On the long list of Things I Don’t Handle Well, failure is in the top three, along with flirtatious conversation and Excel spreadsheets. To give you an idea of just how much I hate failure, I am currently pursuing an economics degree purely out of spite because I failed the first quiz in Dr. Yi’s Principles class two years ago.
So when I never heard back from the Newswire, I was ready to burn everything I had ever written and move to New Zealand and retreat to a mountaintop hermitage. Instead, I decided to pick myself up and try again, certain that I’d learned a valuable lesson and could now move on with my life rejection-free.
It’s a good thing no one told me then that in the next two years I would be rejected by the Athenaum and a whole assortment of internships. I’d be rejected for roles that I wanted in theatre productions. I would be rejected by cute boys and friends and various neighborhood cats that I just wanted to snuggle. I would say insensitive things and make jokes that don’t land.

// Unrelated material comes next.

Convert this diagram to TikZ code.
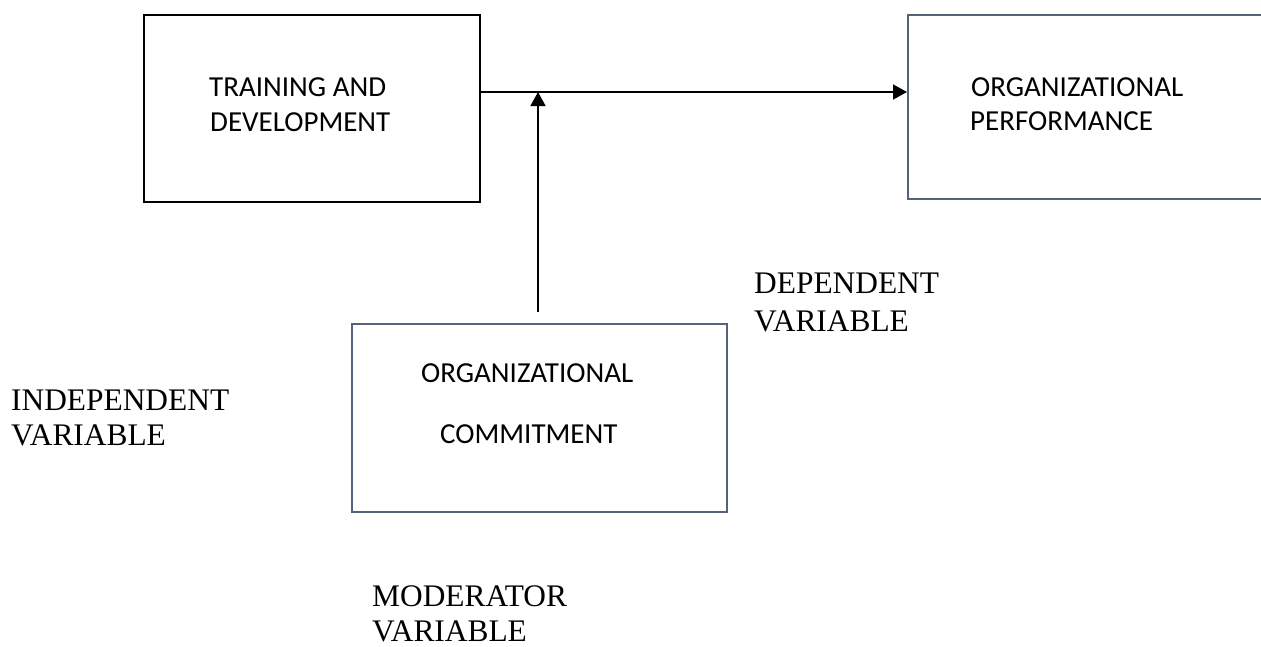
\documentclass[tikz,border=0pt]{standalone}
\usepackage{fontspec}
\setmainfont{Liberation Serif}
\newfontfamily\boxfont{Carlito}
\usetikzlibrary{arrows.meta}
\definecolor{slate}{RGB}{84,98,122}
\tikzset{
  slatebox/.style={draw=slate, line width=2pt, inner sep=0pt},
  boxtxt/.style={anchor=base west, inner sep=0pt, font=\boxfont\fontsize{29}{35}\selectfont},
  vartxt/.style={anchor=base west, inner sep=0pt, font=\fontsize{31.4}{36}\selectfont},
  conn/.style={line width=1.5pt, -{Triangle[length=14pt,width=15pt]}}
}
\begin{document}
\begin{tikzpicture}[x=1pt,y=-1pt]
\useasboundingbox (0,0) rectangle (1261,646);
% boxes
\node[draw=black, line width=2.2pt, inner sep=0pt, minimum width=336pt, minimum height=187pt] (tbox) at (312,108.5) {};
\node[slatebox, minimum width=362pt, minimum height=184pt] (pbox) at (1089,107) {};
\node[slatebox, minimum width=375pt, minimum height=188pt] (cbox) at (539.5,418) {};
% box texts
\node[boxtxt] (t1) at (209,96) {TRAINING AND};
\node[boxtxt] (t2) at (210,131) {DEVELOPMENT};
\node[boxtxt] (p1) at (971,96) {ORGANIZATIONAL};
\node[boxtxt] (p2) at (970,130) {PERFORMANCE};
\node[boxtxt] (c1) at (421,382) {ORGANIZATIONAL};
\node[boxtxt] (c2) at (440,443) {COMMITMENT};
% variable labels
\node[vartxt] (iv1) at (11,410) {INDEPENDENT};
\node[vartxt] (iv2) at (11,445) {VARIABLE};
\node[vartxt] (dv1) at (754,293) {DEPENDENT};
\node[vartxt] (dv2) at (754,331) {VARIABLE};
\node[vartxt] (mv1) at (372,606) {MODERATOR};
\node[vartxt] (mv2) at (372,641) {VARIABLE};
% connectors
\coordinate (j) at (538,92);
\coordinate (vb) at (538,312);
\draw[conn] (tbox.east |- j) -- (pbox.west |- j);
\draw[conn] (vb) -- (j);
\end{tikzpicture}
\end{document}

I would work for five months on a research paper and have an undergraduate journal say it’s not interested.
Feel sorry for me yet? Well, don’t. I’m a strong believer in a positive relationship between number of failures and number of successes. (If there is empirical evidence that such a relationship does not exist, please don’t tell me.) The more stuff you try, the more you are going to fail, but the same holds true for how much you’ll succeed.The trick is not letting the failures convince you that you are never going to bounce back.
Basing your value as a person on grades and resumes and accomplishments can make for a tumultuous ride. If you’re like me and something as simple as a “no” can make you evaporate into a cloud of self-loathing, that’s a pretty big incentive to just stay in bed. And as we have all learned since the invention of Netflix, staying in bed all the time is a great recipe for wasting life.

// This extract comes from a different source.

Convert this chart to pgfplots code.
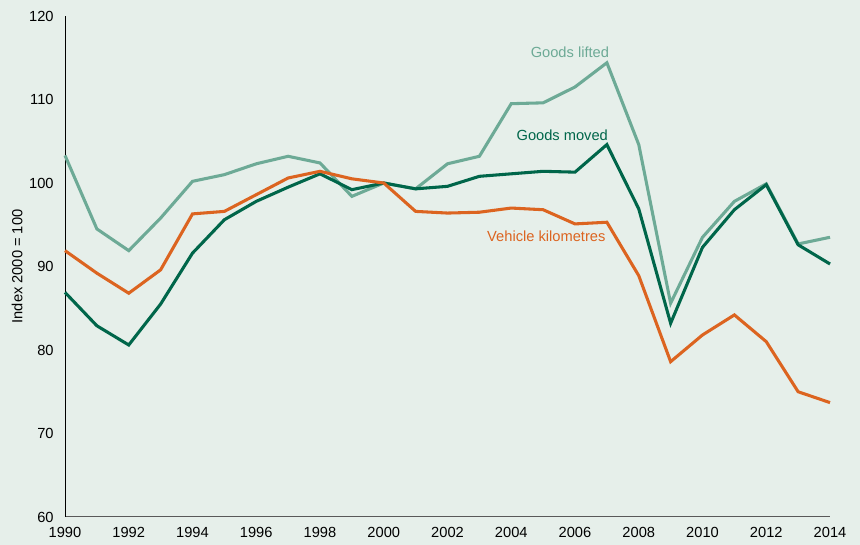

Learning to be bad at stuff is the most important thing college has taught me. Because being good at stuff is never enough. You can have a 4.0, but you still need that perfect internship. You can get the internship, but then you need that leadership position. There will never be enough successes to convince you that you’re valuable.
The great thing about rejection is that while nabbing the next accomplishment on your list gets harder and harder, rejection gets progressively easier. The first time I was rejected for something, I had my suitcases packed for New Zealand. The second time, it was just an overnight bag. Now I only momentarily consider how difficult it would be to make a living as a traveling minstrel.
The more comfortable you become with rejection, the more you can let the failures roll off your back and focus on the moments when you get it right. Plus, the successes will be a lot more meaningful when you risked looking like an idiot.

I know that this article is like a mix of a lame, inspirational Facebook graphic and that “Try Again” song by Aaliyah. But as I begin my time as Newswire Editor-in-Chief, the thing I’m most happy about is that I kept bugging them until they let me write. Really, I’m happy about every single time these last three years that I’ve tried something and been bad at it. If I had not sent out 50 hokey cover letters as a freshman and been rejected 49 times, I never would have begun the relationship with the Cincinnati Business Courier that has led to a full-time intern position this summer. If I had never written a terrible poem, I never would have tried writing a play. If I had never been ignored by the Newswire, I would have had zero ideas for this article.
Three years into college, I still hate failure. But I no longer let the fear of it determine what I pursue. So go out and suck at something today. Eventually, you won’t regret it.
Yes! Great article! I’m glad you wrote it! Many will hopefully be inspired by this.
Thanks!
Great article! Thanks for writing this. It will inspire many!